En France, Gaydamak était au cœur, avec une partie de l’establishment parisien, d’un retentissant procès autour de la renégociation de la dette angolaise. Le montage fait intervenir une fondation au Panama alimenté par les fonds d’une organisation charitable juive au-dessus de tout soupçon. Le nom de Gaydamak disparait des écrans radars. L’un de ses gestionnaires au Luxembourg met son nom derrière les structures et tire les ficelles sur sa fortune. Et finit, avec ce faux nez, par se l’approprier en partie.

L’homme d’affaires a seulement récupéré une partie de son argent en 2006: 950 millions de dollars sous la forme de liquidités et de titres lui ont été restitués. Or, il en manque presque la moitié, compte tenu de la nature du portefeuille dont la valeur aurait explosé.

Il reproche précisément à ses gestionnaires de lui avoir menti sur la valeur des actions en portefeuille. Ce n’était pas 1,2 milliard de dollars, mais 1,8, soit un préjudice estimé à 850 millions de dollars. C’est cette portion de sa fortune qui est au cœur de la longue bataille que Gaydamak a entamée devant les tribunaux luxembourgeois en 2012, sans avoir eu gain de cause, car il lui a été jusqu’alors difficile d’apporter la preuve qu’il était bien resté le bénéficiaire économique derrière la fondation charitable.

En règle avec le fisc

Gaydamak aurait même déclaré sa fortune au fisc israélien en… 2003, lorsqu’il régularise sa situation avec les autorités en faisant intervenir un ténor du barreau de Tel-Aviv et un conseiller fiscal, qui avait été dans sa vie professionnelle antérieure le numéro deux des impôts de l’État hébreu. Leurs attestations ont même été jointes à la plainte luxembourgeoise.

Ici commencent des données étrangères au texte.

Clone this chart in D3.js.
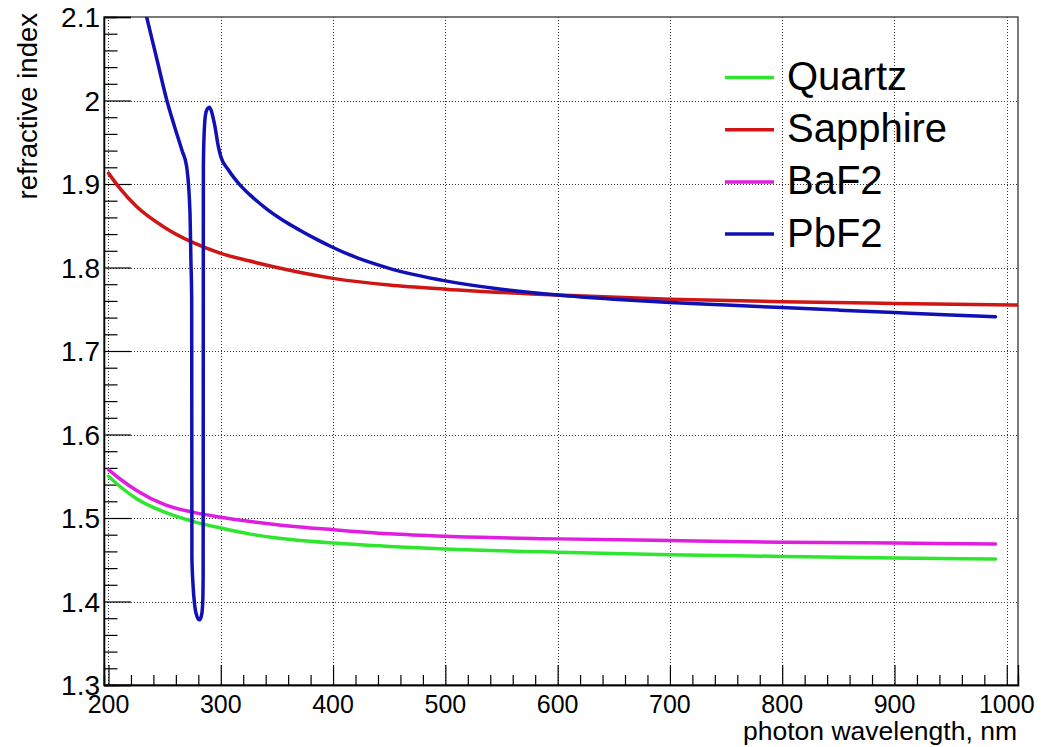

Une nouvelle étape a été franchie avec sa plainte pénale. «Les sommes illégalement prélevées (…) sont le fruit d’un chantage», affirme Me Laurent Ries, l’avocat de Gaydamak, qui demande à la justice luxembourgeoise d’engager «toutes les poursuites nécessaires» contre celles et ceux qui ont «joué un rôle dans le détournement des fonds» lui revenant.